Open-science model for drug discovery expands to neurodegenerative diseases
Parkinson's disease and Amyotrophic Lateral Sclerosis are the newest frontiers for open science drug discovery, a global movement led by academic scientists in Toronto that puts knowledge sharing and medication affordability ahead of patents and profits.
Medicines 4 Neurodegenerative Diseases (M4ND Pharma) will pursue promising new genetic drug targets for these intractable nervous system disorders, thanks to $1.5 million from the Krembil Foundation. It will be the world's second drug discovery company committed to open science after Medicines 4 Kids (M4K Pharma), which launched in 2017 to develop a novel drug for an uncommon but fatal childhood brain cancer.
Open science is a way for researchers to share their data and knowledge quickly and publicly, unencumbered by patents and the peer review publishing process, with the aim of speeding up scientific discovery. The movement gathered force in the life sciences in the 1990s with the Human Genome Project, and spread to protein structures and then early-stage drug discovery through the Structural Genomics Consortium (SGC).
The non-profit SGC has generated considerable private and public investment and several spin-out companies, but there remains a gap in late-stage drug development.

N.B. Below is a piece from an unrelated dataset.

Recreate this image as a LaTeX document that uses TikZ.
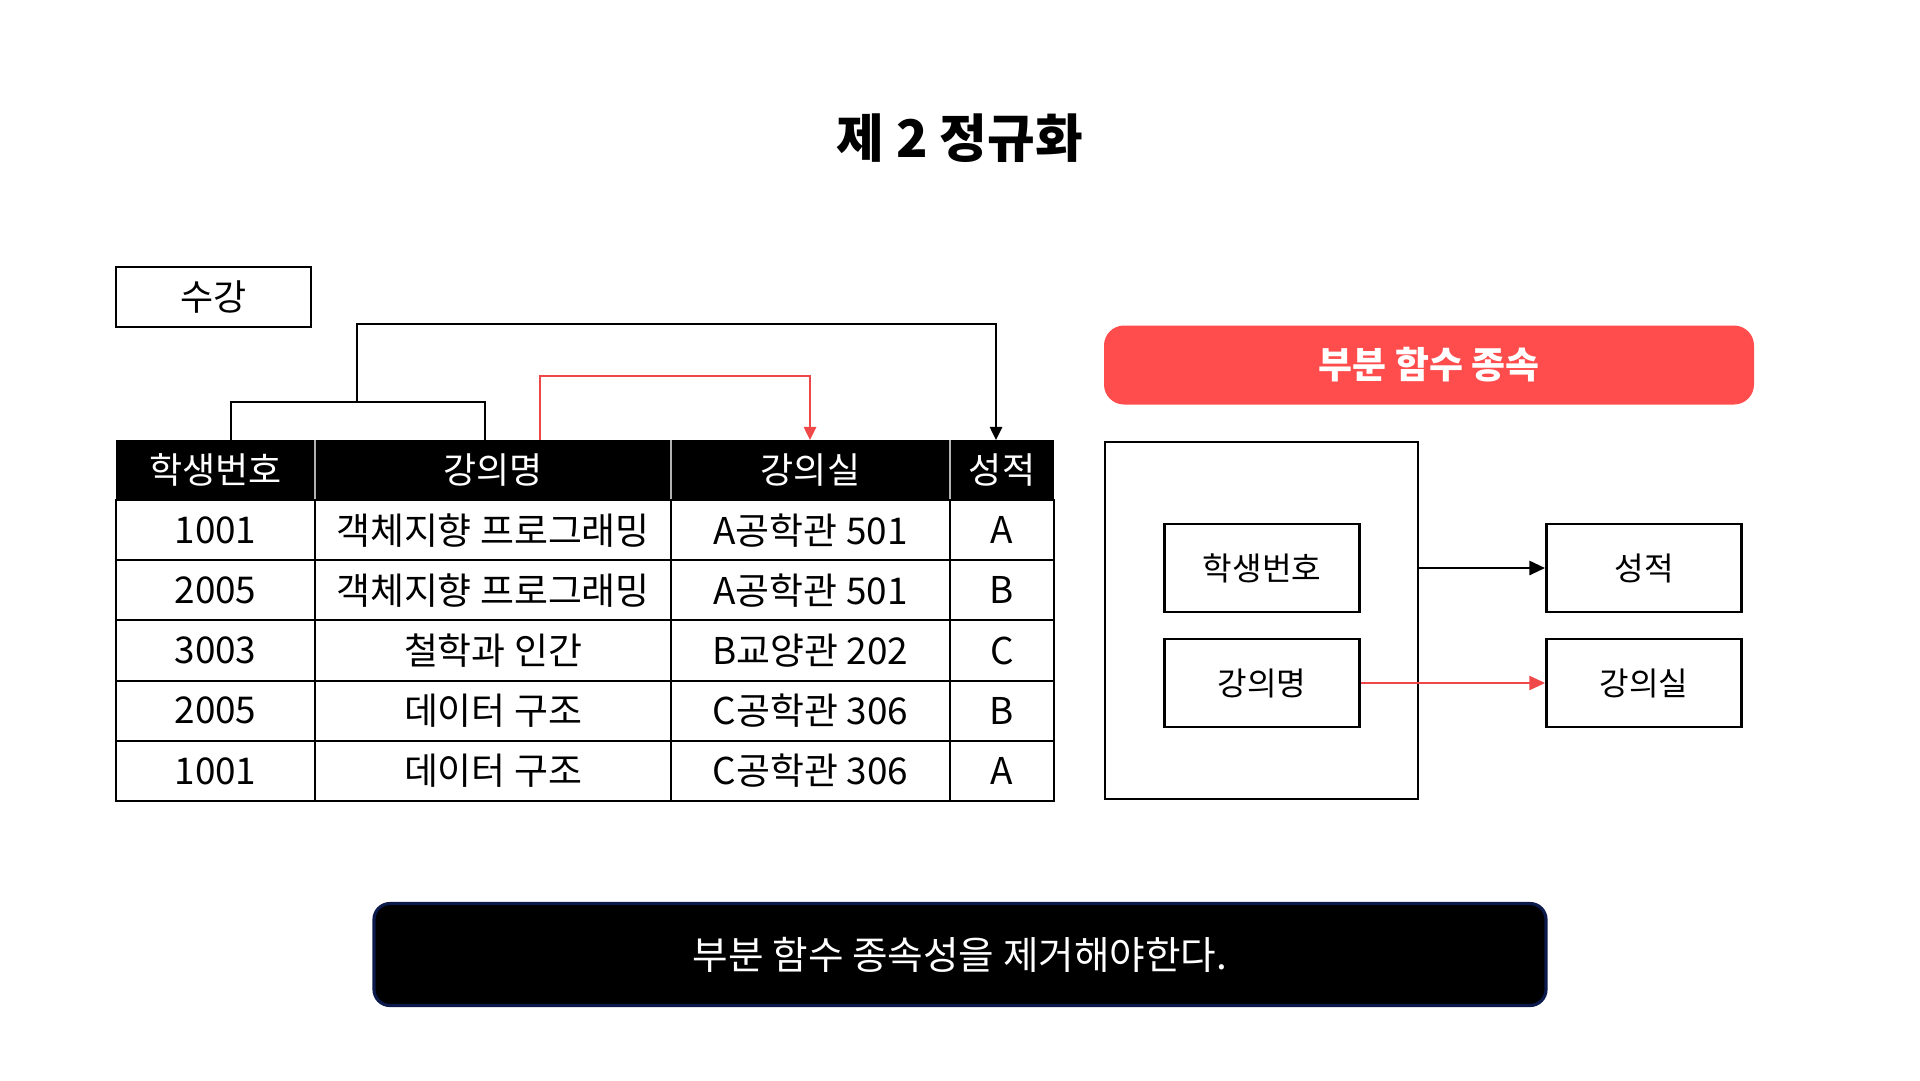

"When we started M4K, many people thought an open approach to late-stage drug development might only be applicable to rare or neglected diseases, if at all," says Aled Edwards, a professor of molecular genetics at the University of Toronto and CEO of the SGC. "But we're getting unexpected funding and scientific contributions from industry, academic and clinical sources, and slowly but surely we're advancing a medicine through the pipeline. It's time to move the goal posts again on what's possible with open science."
Like M4K, M4ND will not seek patents on its findings. It will instead rely on regulatory protections available in several countries, including data exclusivity for drug sponsors to prevent generic competition, and orphan drug exclusivity for rare diseases. These and other existing protections, says Edwards, are likely sufficient to attract commercial partners willing to manufacture, distribute and sell medications at reasonable prices.
Also like M4K, M4ND will be owned by the Agora Open Science Trust, a Canadian charity that supports open science for the public good. M4ND will donate any proceeds generated through commercial partnerships back to the charity.
The researchers will share their progress with the scientific community through regular online meetings, open to all and posted on YouTube. They will also make data available, for example through the SGC's open lab notebooks initiative.
"Every player in the system appreciates the idea of affordable medicines faster, but it's been incredibly challenging to make it happen because the system is complicated," says Edwards. "The key was to invent a different business model, and we're extraordinarily happy that industry, academia and others have been delighted to contribute."
Dr. Edwards will present on open drug discovery at the annual American Association for the Advancement of Science meeting at 2:30 p.m. on February 16, 2019, Marriott Wardman Park—Maryland Suite, in Washington, D.C.